Durant un siècle, le renoncement d’un individu à ses désirs se justifie par la perspective d’une unité (à réaliser, mais déjà esquissée) de l’humanité. Quand les espoirs des lumières se seront heurtés à l’ordre capitaliste décrit par Balzac, la passivité du héros de roman changera de sens. Son renoncement devient politique, idéologique, et l’éducation qui lui est permise n’est plus que sentimentale. Le roman de Flaubert comporte une leçon tragique : les individus qui échouent à constituer une société véritablement humaine sont incapables, aussi, de vivre un amour vrai. L’œuvre la plus importante de Dickens*, les Grandes Espérances, sera un roman d’éducation négatif. Tout se passe comme si l’écrivain anglais, n’étant nullement certain de la victoire des idéaux démocratiques, confiait à des personnages enfants, ou adolescents, le soin de jeter un regard acéré (picaresque en un sens) sur l’inhumanité et la laideur du monde des adultes, et leur faisait représenter les seules « espérances » qui soient permises réellement : la pureté et la fraternité dans les rapports de personne à personne.

Jusqu’au premier tiers du xxe s., dit en substance le critique anglais W. Allen (Tradition and Dream, 1964), les romans européens sont des récits de formation. Balzac est cruellement éducatif, surtout dans Illusions perdues, et les Rougon-Macquart constituent une vaste Bildung où la foi en la science se substitue à l’humanisme des philosophes. En fait, le roman européen (et américain) va raconter l’impossibilité de l’éducation. Déjà Flaubert place son lecteur devant un dilemme : ou l’art (et la culture) ou le néant, et ce dilemme apparaîtra de plus en plus inéluctable dans les grands romans publiés après la Première Guerre mondiale. Condamnés à la passivité (à l’observation de soi et d’autrui), les personnages ou les narrateurs de ces œuvres se maintiennent en vie, peut-on dire, grâce à un idéal culturel et esthétique (Proust et Joyce), à moins qu’ils ne poursuivent une vaine recherche de l’authenticité et de la vérité dans un monde privé de sens, jusqu’à ce que l’idée même d’absurdité, seulement pressentie tout au long de leur quête, se présente à leurs yeux dans la lumière de la mort : Kafka, Faulkner, R. Musil* (l’Homme sans qualités), S. Fitzgerald* (Tendre est la nuit). Le premier roman de Kafka, l’Amérique, s’intitulait à l’origine Der Verschollene (« l’homme qui disparut sans laisser de traces »). Ce titre conviendrait à une série de romans qui ne sont plus fondés sur la dualité complémentaire de l’individuel et du social. L’histoire romanesque se déploie dans une Histoire bien réelle, mais que l’écrivain assimile au néant.
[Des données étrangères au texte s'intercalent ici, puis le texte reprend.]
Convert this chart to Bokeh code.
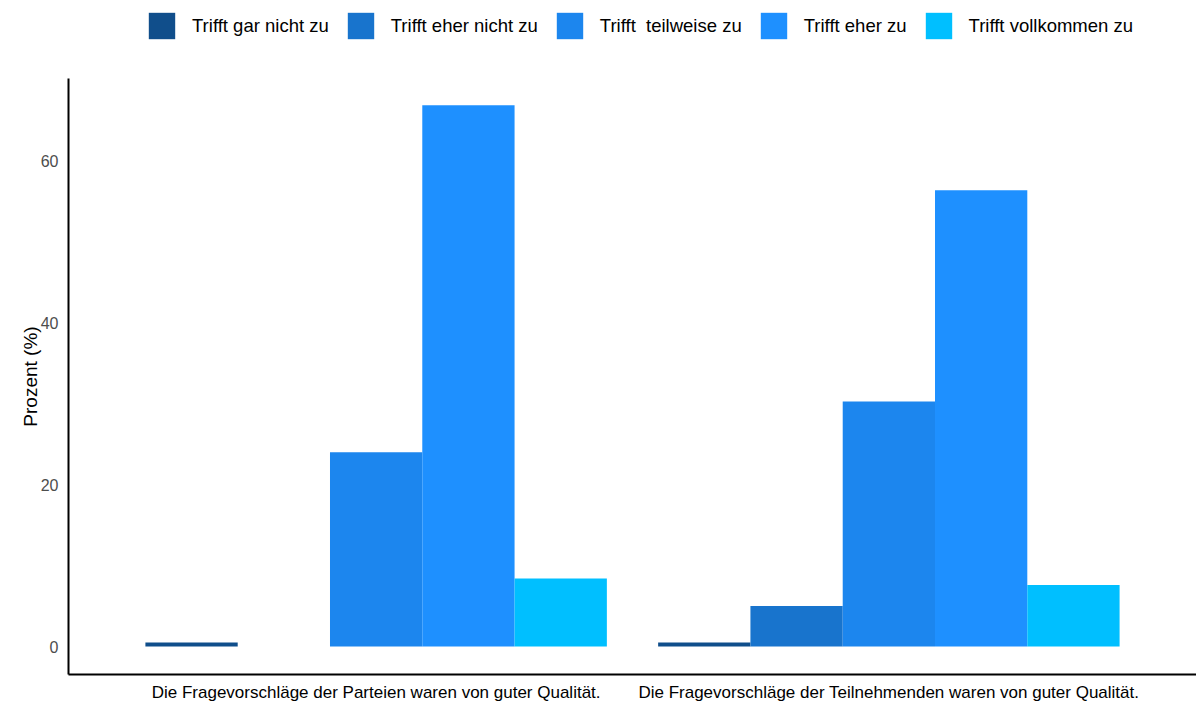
from bokeh.plotting import figure
from bokeh.layouts import column
from bokeh.models import ColumnDataSource, FactorRange, Range1d, Legend, LegendItem, FixedTicker
from bokeh.transform import dodge
from bokeh.embed import file_html
from bokeh.resources import INLINE

categories = [
    "Die Fragevorschläge der Parteien waren von guter Qualität.",
    "Die Fragevorschläge der Teilnehmenden waren von guter Qualität.",
]
series_names = [
    "Trifft gar nicht zu",
    "Trifft eher nicht zu",
    "Trifft  teilweise zu",
    "Trifft eher zu",
    "Trifft vollkommen zu",
]
gar_nicht = [0.5, 0.5]
eher_nicht = [0.0, 5.0]
teilweise = [24.0, 30.3]
eher_zu = [66.9, 56.4]
vollkommen = [8.4, 7.6]
y_ticks = [0, 20, 40, 60]

colors = ["#104E8B", "#1874CD", "#1C86EE", "#1E90FF", "#00BFFF"]
cols = ["gar_nicht", "eher_nicht", "teilweise", "eher_zu", "vollkommen"]

source = ColumnDataSource(dict(
    cat=categories,
    gar_nicht=gar_nicht,
    eher_nicht=eher_nicht,
    teilweise=teilweise,
    eher_zu=eher_zu,
    vollkommen=vollkommen,
))

FONT = "Liberation Sans"
bar_w = 0.18
offsets = [-0.36, -0.18, 0.0, 0.18, 0.36]

x_range = FactorRange(factors=categories, range_padding=0.1, range_padding_units="absolute")

# ---- main chart ----
p = figure(
    width=1196, height=626,
    x_range=x_range,
    y_range=Range1d(-3.45, 70.2),
    output_backend="svg", toolbar_location=None,
    min_border_left=68, min_border_right=0, min_border_top=0, min_border_bottom=0,
)

for name, col, color, off in zip(series_names, cols, colors, offsets):
    p.vbar(x=dodge("cat", off, range=x_range), top=col, bottom=0, width=bar_w,
           source=source, fill_color=color, line_color=None)

p.xgrid.visible = False
p.ygrid.visible = False
p.outline_line_color = None

p.yaxis.ticker = FixedTicker(ticks=y_ticks)
p.yaxis.axis_label = "Prozent (%)"
p.yaxis.axis_label_text_font = FONT
p.yaxis.axis_label_text_font_size = "19px"
p.yaxis.axis_label_text_font_style = "normal"
p.yaxis.axis_label_text_color = "#000000"
p.yaxis.axis_label_standoff = -3
p.yaxis.major_label_text_font = FONT
p.yaxis.major_label_text_font_size = "16px"
p.yaxis.major_label_text_color = "#4D4D4D"
p.yaxis.major_label_standoff = 4

p.xaxis.major_label_text_font = FONT
p.xaxis.major_label_text_font_size = "17px"
p.xaxis.major_label_text_color = "#000000"
p.xaxis.major_label_standoff = 2

for ax in (p.xaxis, p.yaxis):
    ax.axis_line_color = "#000000"
    ax.axis_line_width = 2
    ax.major_tick_line_color = None
    ax.minor_tick_line_color = None

# ---- legend strip (same data, bars kept out of its visible y-range) ----
lg = figure(
    width=1196, height=78, x_range=x_range, y_range=Range1d(1000, 1001),
    output_backend="svg", toolbar_location=None,
    x_axis_location=None, y_axis_location=None,
    min_border_left=0, min_border_right=0, min_border_top=0, min_border_bottom=0,
)
lg.xgrid.visible = False
lg.ygrid.visible = False
lg.outline_line_color = None
items = []
for name, col, color, off in zip(series_names, cols, colors, offsets):
    r = lg.vbar(x=dodge("cat", off, range=x_range), top=col, bottom=0, width=bar_w,
                source=source, fill_color=color, line_color=None)
    items.append(LegendItem(label=name, renderers=[r]))

legend = Legend(
    items=items, orientation="horizontal", location=(77, 36),
    glyph_width=33, glyph_height=33, label_standoff=14, spacing=15,
    padding=0, margin=0, border_line_color=None, background_fill_alpha=0,
    label_text_font=FONT, label_text_font_size="18.5px", label_text_color="#000000",
    label_height=33,
)
lg.add_layout(legend, "center")

layout = column(lg, p, spacing=0)
open("out.html", "w").write(file_html(layout, INLINE))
Th. Mann aura explicitement restauré le roman de formation avec la Montagne magique. Mais l’écrivain allemand n’a pas caché le sens tragiquement ironique qui marque l’aventure intellectuelle, politique, spirituelle de Hans Castorp dans un sanatorium « enchanté » de Davos. Après sept années de formation, Castorp devra redescendre vers les massacres de la Première Guerre mondiale, dont l’auteur n’ose espérer qu’il sortira vivant afin de pouvoir transmettre aux hommes un message d’humanisme libéral : en 1925, cet humanisme ne peut plus faire l’objet que d’un acte de foi. L’idée de continuité dans le progrès avait fondé le roman d’éducation et ses dérivés. Il est remarquable que J.-P. Sartre n’ait pas achevé ses Chemins de la liberté, où il exposait la difficile désaliénation d’un intellectuel petit-bourgeois. Cet inachèvement signifie sans doute que certaines perspectives politiques se sont effacées, ou du moins brouillées. Nous pensons qu’il faut aller plus profond, et que le roman d’éducation de Sartre fut interrompu parce que l’idée même de valeur était suspecte à l’écrivain.